Since this subject was of keen interest by the attendees the broader issue of Ohio's current deer management was of even greater curiosity. But apparently not so much an object of scorn, said Denamen.

“It was 'motivated curiosity,'” Denamen said. “What they wanted to know was why we are going in the direction we are and not in some other direction.”

Which is not the same as saying that the attending hunters believed that Ohio's deer herd is growing.

“I think our deer herd has taken a hit,” said open house attendee Dale Golob of Euclid. “I didn't even take a shot at a deer this year because I just didn't see the numbers I once did, but I think Ohio has an understanding about the deer herd.”
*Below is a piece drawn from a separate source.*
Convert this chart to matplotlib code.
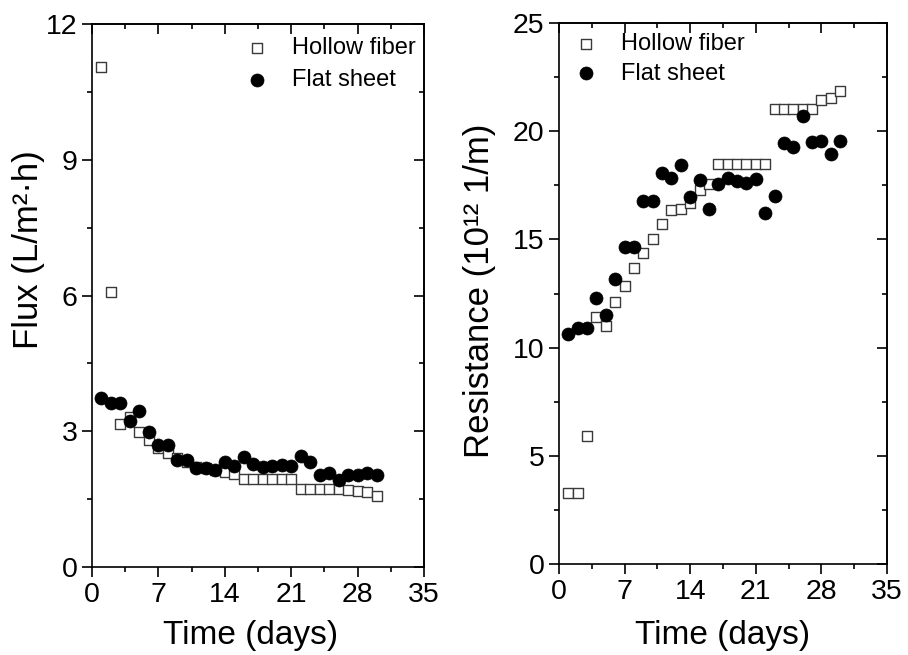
import matplotlib
matplotlib.use("Agg")
import matplotlib.pyplot as plt
from matplotlib.ticker import MultipleLocator, NullFormatter

plt.rcParams['font.family'] = ['Liberation Sans', 'DejaVu Sans']

days = list(range(1, 31))

flux_hollow = [11.06, 6.08, 3.16, 3.31, 2.99, 2.81, 2.62, 2.51, 2.40, 2.31,
               2.22, 2.18, 2.14, 2.09, 2.05, 1.95, 1.95, 1.95, 1.95, 1.95,
               1.95, 1.72, 1.72, 1.72, 1.72, 1.72, 1.70, 1.68, 1.65, 1.58]
flux_flat = [3.73, 3.63, 3.63, 3.23, 3.44, 2.99, 2.70, 2.70, 2.36, 2.36,
             2.18, 2.19, 2.14, 2.33, 2.23, 2.42, 2.27, 2.22, 2.23, 2.25,
             2.23, 2.46, 2.33, 2.03, 2.07, 1.92, 2.04, 2.04, 2.08, 2.03]

res_hollow = [3.26, 3.26, 5.91, 11.43, 11.00, 12.09, 12.86, 13.70, 14.36, 15.01,
              15.73, 16.36, 16.39, 16.70, 17.27, 17.54, 18.47, 18.47, 18.47, 18.47,
              18.47, 18.47, 21.03, 21.03, 21.03, 21.03, 21.03, 21.43, 21.54, 21.88]
res_flat = [10.63, 10.91, 10.91, 12.27, 11.51, 13.19, 14.65, 14.65, 16.77, 16.77,
            18.08, 17.85, 18.43, 16.97, 17.76, 16.42, 17.54, 17.85, 17.70, 17.60,
            17.79, 16.22, 17.02, 19.45, 19.26, 20.72, 19.49, 19.57, 18.95, 19.54]

labels = ["Hollow fiber", "Flat sheet"]

W, H = 908, 655
fig = plt.figure(figsize=(W / 100, H / 100), dpi=100)

def px_axes(l, t, r, b):
    return fig.add_axes([l / W, 1 - b / H, (r - l) / W, (b - t) / H])

ax1 = px_axes(92, 24, 424, 567)
ax2 = px_axes(559, 23, 887, 564)

SQ = 60
CI = 88

def style(ax, ymax, ymajor, yminor):
    ax.set_xlim(0, 35)
    ax.set_ylim(0, ymax)
    ax.xaxis.set_major_locator(MultipleLocator(7))
    ax.xaxis.set_minor_locator(MultipleLocator(3.5))
    ax.yaxis.set_major_locator(MultipleLocator(ymajor))
    ax.yaxis.set_minor_locator(MultipleLocator(yminor))
    for s in ax.spines.values():
        s.set_linewidth(1.2)
    ax.tick_params(which='both', direction='out', width=1.2, labelsize=20.5,
                   top=False, right=False, pad=3)
    ax.tick_params(which='major', length=7.5)
    ax.tick_params(which='minor', length=3.8)
    sx = ax.secondary_xaxis('top')
    sx.xaxis.set_major_locator(MultipleLocator(7))
    sx.xaxis.set_minor_locator(MultipleLocator(3.5))
    sx.xaxis.set_major_formatter(NullFormatter())
    sy = ax.secondary_yaxis('right')
    sy.yaxis.set_major_locator(MultipleLocator(ymajor))
    sy.yaxis.set_minor_locator(MultipleLocator(yminor))
    sy.yaxis.set_major_formatter(NullFormatter())
    for s2 in (sx, sy):
        s2.tick_params(which='both', direction='in', width=1.2)
        s2.tick_params(which='major', length=7.5)
        s2.tick_params(which='minor', length=3.8)
        for sp in s2.spines.values():
            sp.set_linewidth(1.2)

# Left panel
ax1.scatter(days, flux_hollow, s=SQ, marker='s', facecolor='white',
            edgecolor='#3a3a3a', linewidth=1.0, label=labels[0], zorder=3)
ax1.scatter(days, flux_flat, s=CI, marker='o', facecolor='black',
            edgecolor='black', linewidth=0.5, label=labels[1], zorder=4)
style(ax1, 12, 3, 1.5)
ax1.set_xlabel("Time (days)", fontsize=24)
ax1.xaxis.set_label_coords((251 - 92) / 332, (567 - 620) / 543)
ax1.set_ylabel("Flux (L/m²·h)", fontsize=25, va='center', ha='center')
ax1.yaxis.set_label_coords((29 - 92) / 332, (567 - 250) / 543)

# Right panel
ax2.scatter(days, res_hollow, s=SQ, marker='s', facecolor='white',
            edgecolor='#3a3a3a', linewidth=1.0, label=labels[0], zorder=3)
ax2.scatter(days, res_flat, s=CI, marker='o', facecolor='black',
            edgecolor='black', linewidth=0.5, label=labels[1], zorder=4)
style(ax2, 25, 5, 2.5)
ax2.set_xlabel("Time (days)", fontsize=24)
ax2.xaxis.set_label_coords(0.5, (564 - 620) / 541)
ax2.set_ylabel("Resistance (10¹² 1/m)", fontsize=25, va='center', ha='center')
ax2.yaxis.set_label_coords((480 - 559) / 328, (564 - 291) / 541)

def add_legend(ax, left_px, top_px, spacing):
    leg = ax.legend(loc='upper left', bbox_to_anchor=(left_px / W, 1 - top_px / H),
                    bbox_transform=fig.transFigure, frameon=False, fontsize=17,
                    handlelength=1.0, handletextpad=0.98, borderpad=0,
                    borderaxespad=0, labelspacing=spacing, scatterpoints=1)
    hs = leg.legend_handles
    hs[0].set_sizes([SQ * 0.9])
    hs[1].set_sizes([CI])
    return leg

add_legend(ax1, 245, 37, 0.42)
add_legend(ax2, 574, 33, 0.32)

fig.savefig("out.png", dpi=100)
Credit, or blame, more like it, must fall at the feet of the non-resident deer hunter, Golob also said.

While many Ohio resident deer hunters have an exceptionally long opportunity with a four-month-long archery season along with three separate gun-type seasons of one kind or another, the non-resident deer hunter typically has only a couple of days to get in, kill a deer, and get out, Golob says.

“So the non-resident hunter is less selective and will take whatever he can get,” Golob said.

Which is why Golob says he'd like to see the non-resident general hunting license fee rise from the present $125 to “$300.”

“It's pretty frustrating,” Golob said. “I don't mind seeing non-resident hunters but they're going to have to pay more.”

Of course, the Wildlife Division cannot set the cost of a hunting or fishing license on a non-resident or a resident. That right is owned entirely by the Ohio General Assembly, which may very well take up the question of raising non-resident hunting and fishing license fees this year.

But for now the focus centers on whether the eight-member Ohio Wildlife Council will approve or reject the Wildlife Division's hunting law recommendations.

Then again, what form those proposals will ultimately appear may rest in part on whether the Wildlife Division is willing to tweak them or be dead-set in believing the agency – and the agency alone – knows what is best for the state's wildlife along with the state's sportsmen and sportswomen.